Country Garden chairwoman Yang Huiyan (Image: Country Garden Weibo)
Country Garden, China’s largest private property developer, has delayed the publication of its 2023 financial results, citing the need to collect more information to make appropriate accounting estimates and judgments.
In a filing to the Hong Kong Stock Exchange on Thursday, the embattled builder said it needs more time to assess its current and future financial resources and obligations amid a complex operating environment, and will continue to work closely with its auditor, PricewaterhouseCoopers, to publish the results “as soon as practicable”.
“Due to the continuous volatility of the industry, the operating environment the Group is confronting is becoming increasingly complex. The Company needs to collect more information to make appropriate accounting estimates and judgments, and reasonably reflect changes in the industry and the Company in the consolidated financial statements of the Group for the year ended 31 December 2023,” Country Garden said in the filing.
Country Garden also expects trading of its HKEX-listed shares to be suspended from 2 April, when the Hong Kong market reopens after Easter, as a result of missing the 31 March publication deadline as required under Rule 13.50 of the listing rules.
Debt Restructuring Continues
Foshan-based Country Garden, which earlier this month missed a RMB 96 million ($13.3 million) coupon payment on onshore borrowings after defaulting on $11 billion in offshore bonds in October, said it remains in dialogue with creditors amid its ongoing debt restructuring.
“Over the past few months, the Company has been working with its financial advisors and legal advisors to evaluate the Group’s position and formulate debt restructuring solutions to alleviate the current liquidity issue,” Country Garden said in the filing. “As at the date of this announcement, the Company’s work with its financial advisors and legal advisors is still ongoing. The Company has also actively engaged in constructive dialogue with its creditors and, while respecting the existing legal status and ranking in right of payment of all creditors, expedited the formulation of a consensual restructuring solution.”
Last month, the developer was hit with a winding-up petition in Hong Kong filed by a unit of Kingboard Holdings, due to non-repayment of a term loan worth HK$1.6 billion ($204 million) including accrued interest.
With the hearing of the winding-up case set for 17 May at Hong Kong’s High Court, Country Garden has reportedly hired New York-based advisory firm Kroll to conduct a liquidation analysis of the company to assess potential recovery rates for creditors.
Losses Pile Up
Country Garden’s results postponement comes as at least 27 HKEX-listed mainland developers announced 2023 financial results this week, with 19 of those builders reporting losses which collectively totaled RMB 191 billion. A majority of the builders which managed to maintain profitability saw their bottom lines plunge amid China’s protracted property slump.

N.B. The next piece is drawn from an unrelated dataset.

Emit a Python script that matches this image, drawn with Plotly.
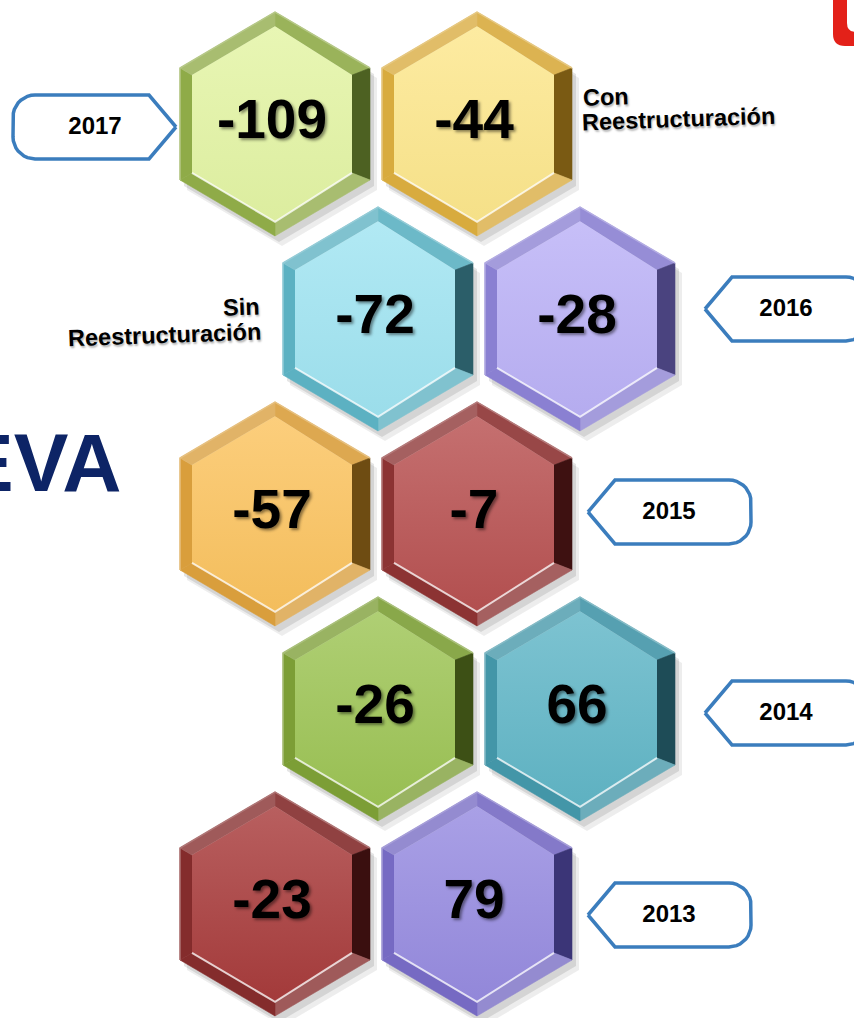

China Vanke chairman Yu Liang
Shenzhen-based China Vanke, China’s second largest builder by sales last year according to CRIC, saw its 2023 net profit slide 46 percent to RMB 12.1 billion, according to the company’s results announced Thursday. Earlier this month, Moody’s, S&P and Fitch all downgraded their credit ratings for Vanke amid concerns over plunging revenue, access to funding and weakened liquidity position.
“The downgrade reflects China Vanke’s weakened sales performance, while capital market volatility has curtailed its funding access. We believe these factors could lead to a sustained deterioration in financial flexibility amid upcoming maturities,” Fitch said in a statement last week after adjusting Vanke’s long term foreign currency issuer default rating to BB+ from BBB. “Continued weakness in the industry or the company’s sales performance could weaken China Vanke’s liquidity buffer.”
Among last year’s loss-making developers, Sino-Ocean Group, Shimao Group, R&F Properties and Kaisa Group took the biggest hits to bottom lines with losses of around RMB 20 billion each, while KWG Group doubled its 2022 loss to RMB 18.7 billion.
Agile Property, China Aoyuan, CIFI Holdings, Sunac China, Logan Group, Fantasia Holdings, Glorious Property, Zhenro Properties and Overseas Chinese Town (Asia) all remained unprofitable in 2023, building on losses in 2022, while China Jinmao, Soho China, Powerlong Real Estate, China South City Holdings and China SCE Property swung into the red last year.
State-backed China Resources Land and China Overseas Land & Investment (COLI) outperformed their private peers, with China Resources Land boosting its 2023 net profit 11.7 percent to RMB 31.4 billion, while COLI grew its bottom line by 10.1 percent to RMB 25.6 billion over the same period.